Hi Rohit, thank you for your reply.
As for the second assumption, could you kindly further enlighten me a
bit, please?
Thank you.
On Tue, Apr 3, 2012 at 12:50 PM, Rohit Kelkar <rohitkelkar@gmail.com> wrote:
> Your idea in first paragraph is correct. To speed up things you can
> also explore the possibility of using a Combiner. For ex. for
> computing the sum set the combiner to be the same class as your
> reducer.
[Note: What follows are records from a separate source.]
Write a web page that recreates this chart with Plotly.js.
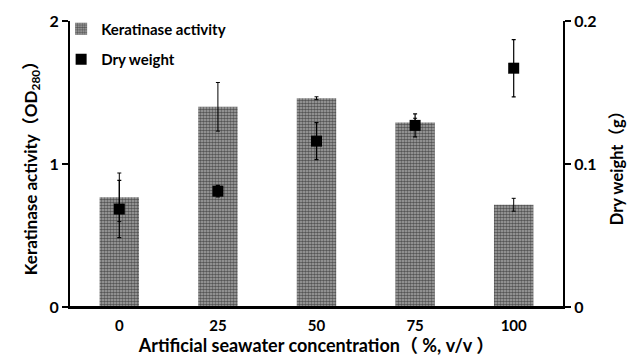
<!DOCTYPE html>
<html>
<head>
<meta charset="utf-8">
<script src="https://cdn.plot.ly/plotly-3.0.1.min.js"></script>
<style>html,body{margin:0;padding:0;background:#fff;}#chart{width:639px;height:358px;}</style>
</head>
<body>
<div id="chart"></div>
<script>
// Data
const categories = ["0", "25", "50", "75", "100"];
const keratinaseActivity = [0.767, 1.40, 1.46, 1.29, 0.715];
const keratinaseError = [0.17, 0.17, 0.01, 0.03, 0.045];
const dryWeight = [0.0685, 0.081, 0.116, 0.127, 0.167];
const dryWeightError = [0.02, 0.004, 0.013, 0.008, 0.02];
const leftTicks = [0, 1, 2];
const rightTicks = [0, 0.1, 0.2];
const rightTickText = ["0", "0.1", "0.2"];

const FONT = "Lato, Noto Sans CJK SC, sans-serif";

const barTrace = {
  type: "bar",
  name: "Keratinase activity",
  x: categories,
  y: keratinaseActivity,
  width: 0.4,
  legendgroup: "a",
  marker: {
    color: "#8f8f8f",
    line: {width: 0},
    pattern: {shape: ".", fgcolor: "#555", bgcolor: "#ababab", size: 3, solidity: 0.6, fillmode: "replace"}
  },
  error_y: {type: "data", array: keratinaseError, visible: true, color: "#000", thickness: 1, width: 2}
};

const dryTrace = {
  type: "scatter",
  mode: "markers",
  name: "Dry weight",
  x: categories,
  y: dryWeight,
  yaxis: "y2",
  legendgroup: "b",
  marker: {symbol: "square", size: 11, color: "#000"},
  error_y: {type: "data", array: dryWeightError, visible: true, color: "#000", thickness: 1.2, width: 2}
};

const layout = {
  width: 639,
  height: 358,
  margin: {l: 70, r: 76, t: 21, b: 51, autoexpand: false},
  paper_bgcolor: "#fff",
  plot_bgcolor: "#fff",
  font: {family: FONT, color: "#000", size: 15},
  showlegend: true,
  legend: {
    x: -0.018, y: 1.03, xanchor: "left", yanchor: "top",
    traceorder: "grouped", tracegroupgap: 8,
    font: {family: FONT, size: 15, weight: "bold", color: "#000"},
    bgcolor: "rgba(0,0,0,0)", itemwidth: 30
  },
  shapes: [
    {type: "line", xref: "paper", yref: "y", x0: -0.012, x1: 1.014, y0: 0, y1: 0, line: {color: "#000", width: 2}}
  ],
  xaxis: {
    type: "category",
    automargin: false,
    range: [-0.5, 4.5],
    showline: true, linecolor: "#000", linewidth: 2,
    ticks: "", showgrid: false, zeroline: false,
    tickfont: {family: FONT, size: 15, weight: "bold"},
    ticklabelstandoff: 4,
    title: {text: "Artificial seawater concentration（ %, v/v ）", font: {family: FONT, size: 18, weight: "bold"}, standoff: 4}
  },
  yaxis: {
    automargin: false,
    range: [0, 2],
    tickvals: leftTicks,
    ticktext: leftTicks.map(String),
    showline: true, linecolor: "#000", linewidth: 2,
    ticks: "outside", ticklen: 6, tickwidth: 1.5, tickcolor: "#000",
    showgrid: false, zeroline: false,
    tickfont: {family: FONT, size: 16, weight: "bold"},
    title: {text: "Keratinase activity（OD<sub>280</sub>）", font: {family: FONT, size: 17, weight: "bold"}, standoff: 8}
  },
  yaxis2: {
    automargin: false,
    overlaying: "y",
    side: "right",
    range: [0, 0.2],
    tickvals: rightTicks,
    ticktext: rightTickText,
    showline: true, linecolor: "#000", linewidth: 2,
    ticks: "outside", ticklen: 6, tickwidth: 1.5, tickcolor: "#000",
    showgrid: false, zeroline: false,
    tickfont: {family: FONT, size: 16, weight: "bold"},
    title: {text: "Dry weight（g）", font: {family: FONT, size: 16.5, weight: "bold"}, standoff: 16}
  }
};

Plotly.newPlot("chart", [barTrace, dryTrace], layout, {displayModeBar: false, staticPlot: true});
</script>
</body>
</html>
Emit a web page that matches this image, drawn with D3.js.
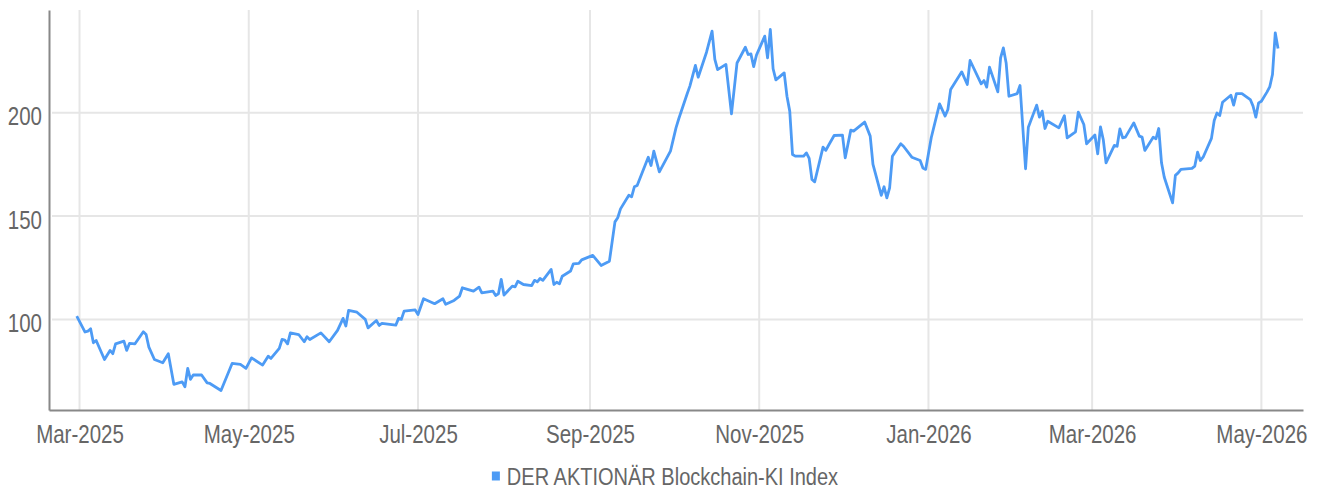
<!DOCTYPE html>
<html>
<head>
<meta charset="utf-8">
<script src="https://cdn.jsdelivr.net/npm/d3@7"></script>
<style>
  body { margin: 0; background: #fff; }
  svg text { font-family: "Liberation Sans", Arial, sans-serif; fill: #666; }
</style>
</head>
<body>
<script>
// index values
var dates = [
  "2025-02-28","2025-03-03","2025-03-04","2025-03-05","2025-03-06","2025-03-07","2025-03-10","2025-03-12","2025-03-13","2025-03-14",
  "2025-03-17","2025-03-18","2025-03-19","2025-03-21","2025-03-24","2025-03-25","2025-03-26","2025-03-28","2025-03-31","2025-04-02",
  "2025-04-04","2025-04-07","2025-04-08","2025-04-09","2025-04-10","2025-04-11","2025-04-14","2025-04-16","2025-04-17","2025-04-21",
  "2025-04-25","2025-04-28","2025-04-30","2025-05-02","2025-05-06","2025-05-08","2025-05-09","2025-05-12","2025-05-13","2025-05-14",
  "2025-05-15","2025-05-16","2025-05-19","2025-05-21","2025-05-22","2025-05-23","2025-05-27","2025-05-30","2025-06-02","2025-06-04",
  "2025-06-05","2025-06-06","2025-06-09","2025-06-12","2025-06-13","2025-06-16","2025-06-17","2025-06-18","2025-06-23","2025-06-24",
  "2025-06-25","2025-06-26","2025-06-30","2025-07-01","2025-07-03","2025-07-07","2025-07-10","2025-07-11","2025-07-14","2025-07-16",
  "2025-07-17","2025-07-21","2025-07-23","2025-07-24","2025-07-28","2025-07-29","2025-07-30","2025-07-31","2025-08-01","2025-08-04",
  "2025-08-05","2025-08-06","2025-08-08","2025-08-11","2025-08-12","2025-08-13","2025-08-14","2025-08-15","2025-08-18","2025-08-19",
  "2025-08-20","2025-08-21","2025-08-22","2025-08-25","2025-08-26","2025-08-28","2025-08-29","2025-09-02","2025-09-05","2025-09-08",
  "2025-09-10","2025-09-11","2025-09-12","2025-09-15","2025-09-16","2025-09-17","2025-09-18","2025-09-22","2025-09-23","2025-09-24",
  "2025-09-26","2025-09-30","2025-10-02","2025-10-03","2025-10-06","2025-10-07","2025-10-09","2025-10-10","2025-10-13","2025-10-15",
  "2025-10-16","2025-10-17","2025-10-20","2025-10-22","2025-10-24","2025-10-27","2025-10-28","2025-10-29","2025-10-30","2025-10-31",
  "2025-11-03","2025-11-04","2025-11-05","2025-11-06","2025-11-07","2025-11-10","2025-11-11","2025-11-12","2025-11-13","2025-11-14",
  "2025-11-17","2025-11-18","2025-11-19","2025-11-20","2025-11-21","2025-11-24","2025-11-25","2025-11-26","2025-11-28","2025-12-01",
  "2025-12-02","2025-12-04","2025-12-05","2025-12-09","2025-12-11","2025-12-12","2025-12-15","2025-12-16","2025-12-17","2025-12-18",
  "2025-12-19","2025-12-22","2025-12-23","2025-12-26","2025-12-29","2025-12-30","2025-12-31","2026-01-02","2026-01-05","2026-01-07",
  "2026-01-08","2026-01-09","2026-01-13","2026-01-15","2026-01-16","2026-01-20","2026-01-21","2026-01-22","2026-01-23","2026-01-26",
  "2026-01-27","2026-01-28","2026-01-29","2026-01-30","2026-02-02","2026-02-03","2026-02-05","2026-02-06","2026-02-09","2026-02-10",
  "2026-02-11","2026-02-12","2026-02-13","2026-02-17","2026-02-19","2026-02-20","2026-02-23","2026-02-24","2026-02-26","2026-02-27",
  "2026-03-02","2026-03-03","2026-03-04","2026-03-05","2026-03-06","2026-03-09","2026-03-10","2026-03-11","2026-03-12","2026-03-13",
  "2026-03-16","2026-03-18","2026-03-19","2026-03-20","2026-03-23","2026-03-24","2026-03-25","2026-03-26","2026-03-27","2026-03-30",
  "2026-03-31","2026-04-01","2026-04-02","2026-04-06","2026-04-07","2026-04-08","2026-04-09","2026-04-10","2026-04-13","2026-04-14",
  "2026-04-15","2026-04-16","2026-04-17","2026-04-20","2026-04-21","2026-04-22","2026-04-24","2026-04-27","2026-04-28","2026-04-29",
  "2026-04-30","2026-05-01","2026-05-03","2026-05-04","2026-05-05","2026-05-06","2026-05-07"
];
var values = [
  101.6,93.9,94.3,95.5,88.7,89.8,80.6,85.0,83.4,88.2,
  89.5,85.0,88.4,88.2,94.0,92.7,86.6,80.6,79.0,83.4,
  68.6,69.8,67.4,76.3,71.0,73.1,73.1,69.3,69.0,65.6,
  78.7,78.2,76.3,81.4,77.9,82.2,81.1,86.0,90.3,90.0,
  88.2,93.5,92.7,89.2,91.6,90.3,93.5,89.2,94.7,100.5,
  96.8,104.4,103.5,100.0,95.9,99.5,97.1,98.1,97.2,100.5,
  100.0,104.0,104.6,102.4,110.0,107.6,110.0,107.3,109.2,111.3,
  115.3,113.7,115.6,112.9,113.7,111.6,112.4,119.4,111.8,116.1,
  115.8,118.5,116.9,116.4,118.9,118.2,119.8,118.9,124.2,116.9,
  118.0,117.2,120.9,123.4,126.9,127.1,128.8,131.0,126.1,128.2,
  147.2,149.2,153.5,160.1,159.3,164.2,164.8,178.5,174.5,181.4,
  171.4,181.4,192.7,197.1,209.1,212.9,222.9,217.2,229.3,239.5,
  225.8,220.9,223.4,199.5,224.1,231.7,228.2,228.5,222.3,227.9,
  237.1,226.6,240.3,221.3,215.9,219.3,208.0,200.8,179.8,179.0,
  179.0,180.6,177.9,167.7,166.6,183.4,181.8,184.3,189.0,189.2,
  178.2,191.6,191.1,195.5,188.7,175.0,160.0,164.2,158.8,163.7,
  179.0,185.0,183.8,178.5,176.9,173.3,172.6,187.9,204.3,198.4,
  201.6,211.3,219.8,213.7,225.3,214.0,215.6,212.4,222.1,210.1,
  226.6,231.4,224.1,208.0,209.3,213.2,172.9,193.0,203.7,197.9,
  200.8,192.4,195.9,192.7,198.6,187.9,190.8,200.3,194.3,185.0,
  189.2,180.1,193.2,187.1,175.8,184.2,183.8,192.2,187.9,188.2,
  195.1,188.7,188.2,181.8,188.2,187.4,192.4,175.8,168.8,156.4,
  169.7,170.9,172.6,173.1,174.2,180.9,176.9,178.5,187.6,196.3,
  199.9,198.7,205.1,208.5,203.7,209.3,209.3,206.4,203.2,197.9,
  204.8,205.6,210.0,212.5,218.5,238.7,231.1
];
var yTicks = [100, 150, 200];
var seriesName = "DER AKTIONÄR Blockchain-KI Index";

var W = 1320, H = 490;
var margin = {top: 10, right: 17, bottom: 80, left: 49};
var lineColor = "#4d9bf5";
var narrow = 0.82; // no condensed font installed, squeeze the glyphs instead
var legendNarrow = 0.87;

var parse = d3.timeParse("%Y-%m-%d");
var data = dates.map(function(d, i){ return {date: parse(d), value: values[i]}; });

var svg = d3.select("body").append("svg")
  .attr("width", W)
  .attr("height", H);

var ext = d3.extent(data, function(d){ return d.date; });
var x = d3.scaleTime()
  .domain([d3.timeDay.offset(ext[0], -10), d3.timeDay.offset(ext[1], 9)])
  .range([margin.left, W - margin.right]);

var vext = d3.extent(values);
var pad = (vext[1] - vext[0]) * 0.054;
var y = d3.scaleLinear()
  .domain([vext[0] - pad, vext[1] + pad])
  .range([H - margin.bottom, margin.top]);

var monthTicks = d3.timeMonth.every(2).range(d3.timeMonth.ceil(x.domain()[0]), x.domain()[1]);

// grid
var grid = svg.append("g").attr("class", "grid");
grid.selectAll("line.v")
  .data(monthTicks)
  .enter()
  .append("line")
  .attr("class", "v")
  .attr("x1", function(d){ return x(d); })
  .attr("x2", function(d){ return x(d); })
  .attr("y1", margin.top)
  .attr("y2", H - margin.bottom)
  .attr("stroke", "#e6e6e6")
  .attr("stroke-width", 2);
grid.selectAll("line.h")
  .data(yTicks)
  .enter()
  .append("line")
  .attr("class", "h")
  .attr("x1", margin.left + 3)
  .attr("x2", W - margin.right)
  .attr("y1", function(d){ return y(d); })
  .attr("y2", function(d){ return y(d); })
  .attr("stroke", "#e6e6e6")
  .attr("stroke-width", 2);

// axes
var xAxis = svg.append("g")
  .attr("transform", "translate(0," + (H - margin.bottom) + ")")
  .call(d3.axisBottom(x).tickValues(monthTicks).tickSize(0).tickPadding(0).tickFormat(d3.timeFormat("%b-%Y")));
xAxis.select(".domain").attr("stroke", "#888").attr("stroke-width", 2);
xAxis.selectAll("text")
  .attr("y", 33)
  .attr("dy", null)
  .attr("transform", "scale(" + narrow + ",1)")
  .style("font-size", "25px");

var yAxis = svg.append("g")
  .attr("transform", "translate(" + margin.left + ",0)")
  .call(d3.axisLeft(y).tickValues(yTicks).tickSize(0).tickPadding(0));
yAxis.select(".domain").attr("stroke", "#888").attr("stroke-width", 2);
yAxis.selectAll("text")
  .attr("x", -7 / narrow)
  .attr("dy", "12px")
  .attr("transform", "scale(" + narrow + ",1)")
  .style("font-size", "25px");

// series
var line = d3.line()
  .x(function(d){ return x(d.date); })
  .y(function(d){ return y(d.value); });

svg.append("path")
  .datum(data)
  .attr("fill", "none")
  .attr("stroke", lineColor)
  .attr("stroke-width", 2.8)
  .attr("stroke-linejoin", "round")
  .attr("d", line);

// legend
var legend = svg.append("g").attr("class", "legend");
legend.append("rect")
  .attr("x", 0)
  .attr("y", -13.5)
  .attr("width", 8)
  .attr("height", 9)
  .attr("fill", lineColor);
var lt = legend.append("text")
  .attr("x", 15 / legendNarrow)
  .attr("y", 0)
  .attr("transform", "scale(" + legendNarrow + ",1)")
  .style("font-size", "23px")
  .text(seriesName);
var lw = 15 + lt.node().getComputedTextLength() * legendNarrow;
legend.attr("transform", "translate(" + (665 - lw / 2) + "," + 485 + ")");
</script>
</body>
</html>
For calculating variance write a combiner class that would
> output (xi  mu)^2 and in the reducer code you could take the sqrt.
>
> Your second assumption that number of reducers = number of variables
> is not right.
>
>  Rohit Kelkar
>
> On Tue, Apr 3, 2012 at 10:10 AM, Fang Xin <nusfangxin@gmail.com> wrote:
>> Hi,
>>
>> I have a spreadsheet where each column contains values for one
>> variable. and I need to calculate sum, variance, etc for each column.
>> For my understanding, mapper and reducer work for <key, value> pair,
>> can anyone kindly enlighten me how to abstract this problem?
>>
>> Maybe for the mapper, let it read each line, set variable name/number
>> as "key", and corresponding value as "value".
>> Then when all pairs with the same "key" (i.e. they belong to same
>> variable) be passed to a reducer, reducer can do the calculation, and
>> output to file.
>> is this idea correct? can anyone kindly give some comment?
>>
>> Besides, in this method, the number of reducers will be determined by
>> the number of variables I have.
>> What happen if variable number is limited, and for each variable, the
>> number of entries is far much bigger than the total number of
>> variables, then execution time for each reducer can be comparatively
>> long.
>> Any way to make use of more hardware resource, and create more
>> reducers to run in parallel?
>>
>> Best regards,
>> Xin